The euro extended gains to a one-week high on Tuesday as some sellers pared back their huge bets against the currency ahead of a conference call by the Group of Seven financial policy makers on the European debt crisis. Although market players remain sceptical of a major breakthrough given a lack of consensus within Europe on how to save Spanish banks and on other matters, there was caution in case the meeting leads to some kind of policy agreement, given record short positions on the euro.

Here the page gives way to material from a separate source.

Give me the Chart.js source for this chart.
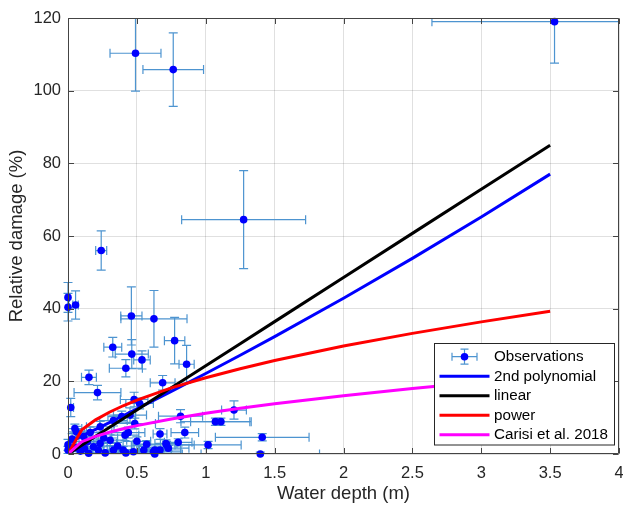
<!DOCTYPE html>
<html>
<head>
<meta charset="utf-8">
<script src="https://cdn.jsdelivr.net/npm/chart.js@4"></script>
<style>
  html, body { margin: 0; padding: 0; background: #ffffff; }
  #wrap { width: 623px; height: 507px; }
</style>
</head>
<body>
<div id="wrap"><canvas id="c" width="623" height="507"></canvas></div>
<script>
// ---------------- DATA ----------------
const xTicks = [0, 0.5, 1, 1.5, 2, 2.5, 3, 3.5, 4];
const yTicks = [0, 20, 40, 60, 80, 100, 120];

// Observations (water depth m, relative damage %) with error half-widths
const obsX    = [0.49, 0.764, 1.275, 0.241, 3.532, 0.0, 0.0, 0.055, 0.46, 0.624, 0.774, 0.861, 0.325, 0.463, 0.537, 0.42, 0.152, 0.687, 0.214, 0.02, 0.48, 0.52, 0.817, 1.205, 1.07, 1.11, 1.41, 1.396, 1.017, 0.848, 0.668, 0.80, 0.711, 0.571, 0.63, 0.728, 0.63, 0.0, 0.0, 0.03, 0.06, 0.14, 0.185, 0.22, 0.233, 0.306, 0.33, 0.414, 0.438, 0.40, 0.475, 0.485, 0.55, 0.62, 0.668, 0.716, 0.33, 0.234, 0.161, 0.113, 0.45, 0.39, 0.09, 0.12, 0.27, 0.36, 0.5, 0.06, 0.15, 0.26, 0.42, 0.05];
const obsY    = [110.3, 105.8, 64.5, 56.0, 119.0, 43.1, 40.4, 41.0, 38.0, 37.2, 31.2, 24.7, 29.4, 27.5, 25.9, 23.6, 21.1, 19.6, 16.9, 12.8, 15.0, 13.9, 10.4, 12.1, 8.9, 8.9, 4.6, 0.0, 2.5, 5.9, 5.5, 3.2, 2.9, 2.7, 1.1, 1.6, 0.0, 1.1, 2.5, 4.1, 6.1, 3.4, 2.0, 1.1, 2.9, 3.8, 1.1, 5.2, 5.9, 1.1, 0.6, 8.4, 1.1, 0.6, 1.1, 2.5, 9.2, 7.5, 5.9, 4.8, 10.7, 10.3, 0.8, 1.5, 0.3, 2.2, 3.5, 1.7, 0.2, 4.4, 0.3, 7.0];
const obsXErr = [0.185, 0.22, 0.45, 0.04, 0.89, 0.01, 0.01, 0.02, 0.077, 0.24, 0.074, 0.055, 0.065, 0.12, 0.06, 0.12, 0.054, 0.09, 0.17, 0.02, 0.1, 0.1, 0.16, 0.09, 0.25, 0.22, 0.34, 0.43, 0.24, 0.1, 0.05, 0.1, 0.08, 0.1, 0.12, 0.15, 0.2, 0.02, 0.03, 0.05, 0.06, 0.08, 0.1, 0.1, 0.12, 0.12, 0.15, 0.1, 0.12, 0.1, 0.15, 0.15, 0.2, 0.2, 0.15, 0.2, 0.1, 0.1, 0.08, 0.06, 0.12, 0.1, 0.05, 0.06, 0.1, 0.1, 0.1, 0.04, 0.07, 0.1, 0.12, 0.05];
const obsYErr = [10.4, 10.1, 13.5, 5.4, 11.4, 4.1, 3.8, 3.9, 8.0, 7.8, 6.4, 5.2, 2.7, 4.0, 2.5, 2.4, 2.0, 2.0, 2.0, 2.5, 2.0, 1.5, 1.8, 2.5, 1.0, 1.0, 1.0, 0.5, 1.0, 1.5, 1.5, 1.0, 1.0, 1.0, 0.8, 0.8, 0.5, 1.0, 1.5, 1.5, 1.5, 1.5, 1.0, 1.0, 1.2, 1.5, 1.0, 1.5, 1.5, 1.0, 0.6, 1.5, 1.0, 0.6, 0.8, 1.0, 1.5, 1.5, 1.5, 1.5, 2.0, 1.5, 0.8, 1.0, 0.5, 1.0, 1.2, 1.0, 0.4, 1.2, 0.5, 1.2];

// Fitted curves, sampled along water depth
const curveX   = [0, 0.1, 0.2, 0.3, 0.4, 0.5, 0.75, 1, 1.25, 1.5, 2, 2.5, 3, 3.5];
const polyY    = [3.1, 4.93, 6.78, 8.64, 10.52, 12.42, 17.24, 22.16, 27.18, 32.31, 42.86, 53.84, 65.22, 77.03];
const linearY  = [0, 2.43, 4.86, 7.29, 9.72, 12.14, 18.22, 24.29, 30.36, 36.43, 48.57, 60.72, 72.86, 85.0];
const powerY   = [0, 6.64, 9.39, 11.50, 13.28, 14.85, 18.19, 21.0, 23.48, 25.72, 29.70, 33.20, 36.37, 39.29];
const carisiY  = [0, 3.38, 4.85, 5.99, 6.95, 7.81, 9.64, 11.2, 12.58, 13.83, 16.06, 18.04, 19.83, 21.48];

const seriesLabels = ['Observations', '2nd polynomial', 'linear', 'power', 'Carisi et al. 2018'];

// ---------------- STYLE ----------------
const FONT = '"Liberation Sans", Arial, Helvetica, sans-serif';
const TEXT = '#262626';
const ERR_COLOR = '#4d94d0';
const MARK_COLOR = '#0000ff';
const lineColors = ['#0000ff', '#000000', '#ff0000', '#ff00ff'];

const toPts = (xs, ys) => xs.map((x, i) => ({ x: x, y: ys[i] }));

// Error bars, drawn beneath markers
const errorBarPlugin = {
  id: 'errorBars',
  beforeDatasetsDraw(chart) {
    const { ctx, chartArea: a } = chart;
    const xs = chart.scales.x, ys = chart.scales.y;
    const cap = 4.5;
    ctx.save();
    ctx.beginPath();
    ctx.rect(a.left - 6, a.top, a.right - a.left + 6, a.bottom - a.top);
    ctx.clip();
    ctx.strokeStyle = ERR_COLOR;
    ctx.lineWidth = 1.2;
    for (let i = 0; i < obsX.length; i++) {
      const px = xs.getPixelForValue(obsX[i]);
      const py = ys.getPixelForValue(obsY[i]);
      const x0 = Math.max(a.left, xs.getPixelForValue(obsX[i] - obsXErr[i]));
      const x1 = Math.min(a.right, xs.getPixelForValue(obsX[i] + obsXErr[i]));
      const y0 = ys.getPixelForValue(obsY[i] - obsYErr[i]);
      const y1 = Math.max(a.top, ys.getPixelForValue(obsY[i] + obsYErr[i]));
      ctx.beginPath();
      ctx.moveTo(x0, py); ctx.lineTo(x1, py);
      if (x0 > a.left + 0.5) { ctx.moveTo(x0, py - cap); ctx.lineTo(x0, py + cap); }
      if (x1 < a.right - 0.5) { ctx.moveTo(x1, py - cap); ctx.lineTo(x1, py + cap); }
      ctx.moveTo(px, y0); ctx.lineTo(px, y1);
      ctx.moveTo(px - cap, y0); ctx.lineTo(px + cap, y0);
      if (y1 > a.top + 0.5) { ctx.moveTo(px - cap, y1); ctx.lineTo(px + cap, y1); }
      ctx.stroke();
    }
    ctx.restore();
  }
};

// Axes box, inward ticks and the legend
const boxLegendPlugin = {
  id: 'boxLegend',
  afterDraw(chart) {
    const { ctx, chartArea: a } = chart;
    const xs = chart.scales.x, ys = chart.scales.y;
    ctx.save();
    ctx.strokeStyle = '#444444';
    ctx.lineWidth = 1;
    const L = Math.round(a.left) + 0.5, R = Math.round(a.right) - 0.5;
    const T = Math.round(a.top) + 0.5, B = Math.round(a.bottom) - 0.5;
    ctx.beginPath();
    ctx.rect(L, T, R - L, B - T);
    ctx.stroke();
    const tl = 5.5;
    ctx.beginPath();
    xTicks.forEach(v => {
      const px = Math.round(xs.getPixelForValue(v)) + 0.5;
      ctx.moveTo(px, B); ctx.lineTo(px, B - tl);
      ctx.moveTo(px, T); ctx.lineTo(px, T + tl);
    });
    yTicks.forEach(v => {
      const py = Math.round(ys.getPixelForValue(v)) + 0.5;
      ctx.moveTo(L, py); ctx.lineTo(L + tl, py);
      ctx.moveTo(R, py); ctx.lineTo(R - tl, py);
    });
    ctx.stroke();

    // Legend
    const lx = 434.5, ly = 343.5, lw = 180, lh = 101.5;
    ctx.fillStyle = '#ffffff';
    ctx.fillRect(lx, ly, lw, lh);
    ctx.strokeStyle = '#262626';
    ctx.lineWidth = 1;
    ctx.strokeRect(lx, ly, lw, lh);
    const rowY = [356.7, 376.2, 395.7, 415.2, 434.7];
    const sx0 = 439.5, sx1 = 489.5, tx = 494;
    ctx.font = '15.2px ' + FONT;
    ctx.textBaseline = 'middle';
    ctx.textAlign = 'left';
    chart.data.datasets.forEach(ds => {
      const r = ds.legendRow;
      const y = rowY[r];
      if (r === 0) {
        const cx = 464.5, c = 4;
        ctx.strokeStyle = ERR_COLOR;
        ctx.lineWidth = 1.2;
        ctx.beginPath();
        ctx.moveTo(452, y); ctx.lineTo(477, y);
        ctx.moveTo(452, y - c); ctx.lineTo(452, y + c);
        ctx.moveTo(477, y - c); ctx.lineTo(477, y + c);
        ctx.moveTo(cx, y - 7.5); ctx.lineTo(cx, y + 7.5);
        ctx.moveTo(cx - c, y - 7.5); ctx.lineTo(cx + c, y - 7.5);
        ctx.moveTo(cx - c, y + 7.5); ctx.lineTo(cx + c, y + 7.5);
        ctx.stroke();
        ctx.fillStyle = MARK_COLOR;
        ctx.beginPath();
        ctx.arc(cx, y, 3.8, 0, Math.PI * 2);
        ctx.fill();
      } else {
        ctx.strokeStyle = ds.borderColor;
        ctx.lineWidth = 3;
        ctx.beginPath();
        ctx.moveTo(sx0, y); ctx.lineTo(sx1, y);
        ctx.stroke();
      }
      ctx.fillStyle = '#000000';
      ctx.fillText(ds.label, tx, y + 0.5);
    });
    ctx.restore();
  }
};

const lineDataset = (label, ys, color, order, row) => ({
  type: 'scatter',
  label: label,
  data: toPts(curveX, ys),
  showLine: true,
  borderColor: color,
  backgroundColor: color,
  borderWidth: 3,
  pointRadius: 0,
  pointHoverRadius: 0,
  tension: 0,
  order: order,
  legendRow: row
});

new Chart(document.getElementById('c'), {
  type: 'scatter',
  data: {
    datasets: [
      {
        label: seriesLabels[0],
        data: toPts(obsX, obsY),
        showLine: false,
        pointRadius: 3.8,
        pointBackgroundColor: MARK_COLOR,
        pointBorderColor: MARK_COLOR,
        pointBorderWidth: 0,
        clip: 8,
        order: 5,
        legendRow: 0
      },
      lineDataset(seriesLabels[1], polyY, lineColors[0], 4, 1),
      lineDataset(seriesLabels[2], linearY, lineColors[1], 3, 2),
      lineDataset(seriesLabels[3], powerY, lineColors[2], 2, 3),
      lineDataset(seriesLabels[4], carisiY, lineColors[3], 1, 4)
    ]
  },
  options: {
    responsive: false,
    animation: false,
    devicePixelRatio: 1,
    layout: { padding: { left: 0, right: 2, top: 18, bottom: 0 } },
    plugins: {
      legend: { display: false },
      tooltip: { enabled: false }
    },
    scales: {
      x: {
        type: 'linear',
        min: 0, max: 4,
        afterBuildTicks: s => { s.ticks = xTicks.map(v => ({ value: v })); },
        afterFit: s => { s.height = 53; s.paddingLeft = 0; s.paddingRight = 0; },
        grid: { color: 'rgba(0,0,0,0.12)', lineWidth: 1, drawTicks: false },
        border: { display: false },
        ticks: { color: TEXT, font: { family: FONT, size: 16.5 }, padding: 10, maxRotation: 0, autoSkip: false,
                 callback: v => String(v) },
        title: { display: true, text: 'Water depth (m)', color: TEXT, font: { family: FONT, size: 18.5 }, padding: { top: 0, bottom: 2 } }
      },
      y: {
        type: 'linear',
        min: 0, max: 120,
        afterBuildTicks: s => { s.ticks = yTicks.map(v => ({ value: v })); },
        afterFit: s => { s.width = 68; s.paddingTop = 0; s.paddingBottom = 0; },
        grid: { color: 'rgba(0,0,0,0.12)', lineWidth: 1, drawTicks: false },
        border: { display: false },
        ticks: { color: TEXT, font: { family: FONT, size: 16.5 }, padding: 7, autoSkip: false,
                 callback: v => String(v) },
        title: { display: true, text: 'Relative damage (%)', color: TEXT, font: { family: FONT, size: 18.5 }, padding: { top: 6, bottom: 0 } }
      }
    }
  },
  plugins: [errorBarPlugin, boxLegendPlugin]
});
</script>
</body>
</html>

"It will take a long time to resolve the debt crisis. I don't expect European policy makers to come to an agreement soon. I am ready to sell the euro around $1.2550," said a trader at a Japanese bank. The euro rose to as high as $1.25429, its highest in a week, extending its rebound from a two-year low of $1.2288 reached on Friday. It last stood at $1.2520, up 0.2 percent from late US levels.
On the daily Ichimoku chart, the euro rose substantially above the tenkan line for the first time in about a month and if it closes above that level, at $1.24565 on Tuesday, it could herald further recovery in the battered currency. Immediate resistance for the euro lies at $1.2545, the 76.4 percent Fibonacci retracement of its decline last week and above that there is resistance at $1.2570, the 23.6 percent retracement of its longer term decline from a February high of $1.34869.
Against the yen, the single currency rose 0.3 percent to 98.22 yen, moving off Friday's 11-year low of 95.59 yen. It hit a fresh one-month high against the British pound at 81.405 pence. News that finance chiefs from the Group of Seven leading industrialised powers will hold emergency talks on the euro zone prompted some market players to speculate that the European Central Bank could yield to additional pressure. "They may put pressure on the ECB to do something," said Eiji Kinouchi, chief technical analyst at Daiwa Securities.
Some market players said ECB President Mario Draghi may embark on pre-emptive moves and surprise markets, as he did last year just after he took over the helm at the bank. They added that the ECB could implement a rate cut or a massive injection of funds. Financial markets are anxious about the risks from a Spanish banking crisis and fret a Greek election on June 17 could lead Athens to leave the single currency and precipitate yet more economic turbulence.
In a sign of increasing concern about the impact of the euro zone debt crisis, the Reserve Bank of Australia cut interest rates by 25 basis points but the cut was less than some had expected, sending the Australian dollar higher. Local money markets had been pricing in a rate cut of at least 25 basis points, with some players looking to a deeper 50 basis point cut.
The Australian dollar rose close to 0.7 percent to $0.9784, extending its recovery from an eight-month trough of $0.9581 hit on Friday. Still, some market players see the Aussie trapped in a downtrend as they expect the Australian central bank to cut rates further in coming months.
The Japanese yen moved little against the US dollar at 78.33 yen, off Friday's 3 1/2-month low of 77.652 yen, helped by wariness about Japanese yen-selling intervention as Japanese Finance Minister Jun Azumi has stepped up his rhetoric against the yen's rise.